In article <1991Nov25.103050.5868@husc3.harvard.edu> 
zeleny@zariski.harvard.edu (Mikhail Zeleny) writes:

>In article <1991Nov24.224724.2149@arizona.edu> 
>bill@NSMA.AriZonA.EdU (Bill Skaggs) writes:

MZ:
>>Pray tell, what part of the computer hardware or software could
>>make it stand for something outside the machine, as signs used by humans
>>stand for things in virtue of their meanings?

BS:
>  The answer is quite simple.  Any computer interacting with the
>world outside the machine is going to need symbols for things
>outside the machine.  For example, a computer manipulating a
>robot arm will have symbols for the parts of the arm and their
>positions.  A computer playing chess will have symbols for the
>pieces and their locations.

MZ:
>An arm is a part of the machine; it's not too hard to internalize the
>relevant part of the semantical relation, since the object denoted by the
>terms of the internal code is physically connected to the machine, and
>controlled by it.  Try programming a chess-playing computer to recognize
>and identify a piece belonging to an arbitrary chess set, as humans can.

Oh come on, let's not waste time on trivia.  The machine also needs
symbols for the widgets the arm moves around, and they are not part of it.
The rest of the response is an evasion.  

Incidentally, the most interesting work on visual recognition (actually
recognition of letter-forms from arbitrary alphabets) has been done
by Douglas Hofstadter, in the context of AI.  (Some of it is in
*Metamagical Themas*.)

BS:
>  Arguments such as Searle's and Penrose's and Zeleny's are 
>essentially theological.  They all assume that humans have
>one or another mystic power.  Penrose assumes that humans have
>infallible intuitions for mathematical "truth".  Searle
>assumes that human brains have unspecified "causal powers".
>Zeleny assumes that humans are capable of infinite recursion
>(which seems to be part of "denoting", as he defines it).

MZ:
>Penrose argues that humans have mathematical intuitions; Searle argues for
>causal powers of human brains.  I argue that any system capable of denoting
>must in some way be capable of infinite recursion.  Can you tell the
>difference between an assumption and an argument?

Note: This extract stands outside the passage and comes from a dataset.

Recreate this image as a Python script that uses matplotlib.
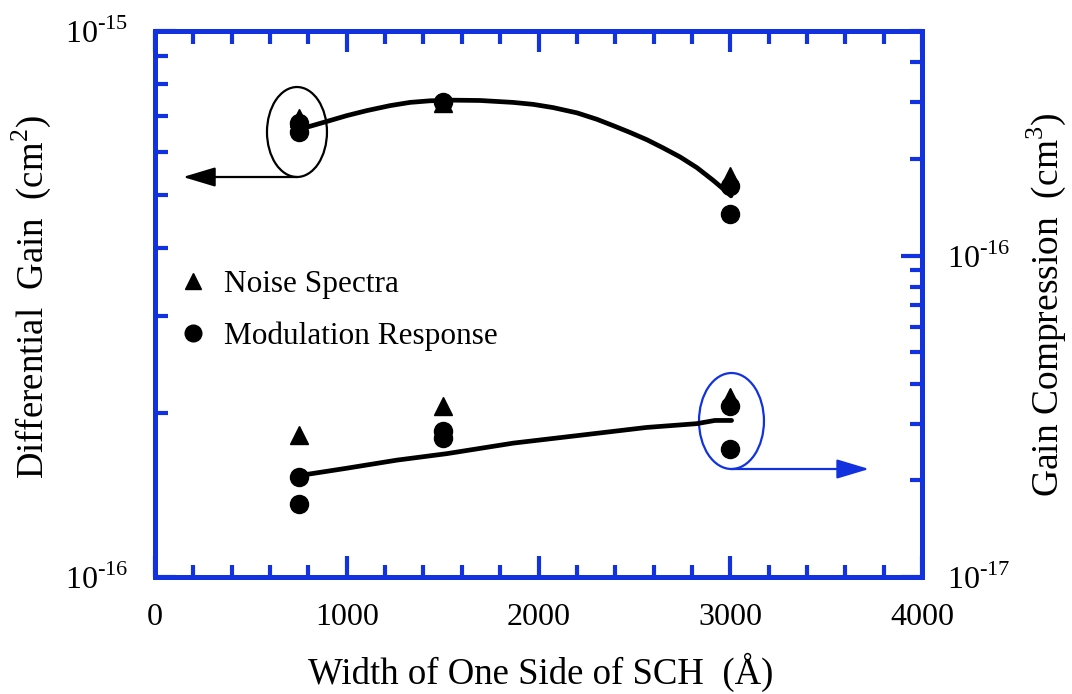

Zeleny does not argue, that's the problem.  He just gives names.
I am not interested in refuting eighteen misguided philosophers
who didn't even agree with each other.  The claim that humans
are capable of infinite recursion is highly, um, counterintuitive.
Let's hear some evidence to back it up.

(In my book, when an argument is based on an appeal to faith, 
it is no different from an assumption.)

BS:
>  I see no reason to think that humans are capable of any of
>these things.  Zeleny says there is empirical evidence that
>humans can "denote".  I wish he would give some of it.  Let
>us please have one single concrete example, rather than this
>haze of philosophical jargon.

MZ:
>What did you call me?

After an Email exchange, I have been informed that this rather
cryptic response was intended to mean that my use of the name
"Zeleny" is the concrete example I am looking for.  Okay, I'll
bite.  What is the empirical evidence that my use of the name
"Zeleny" involves an infinite recursion?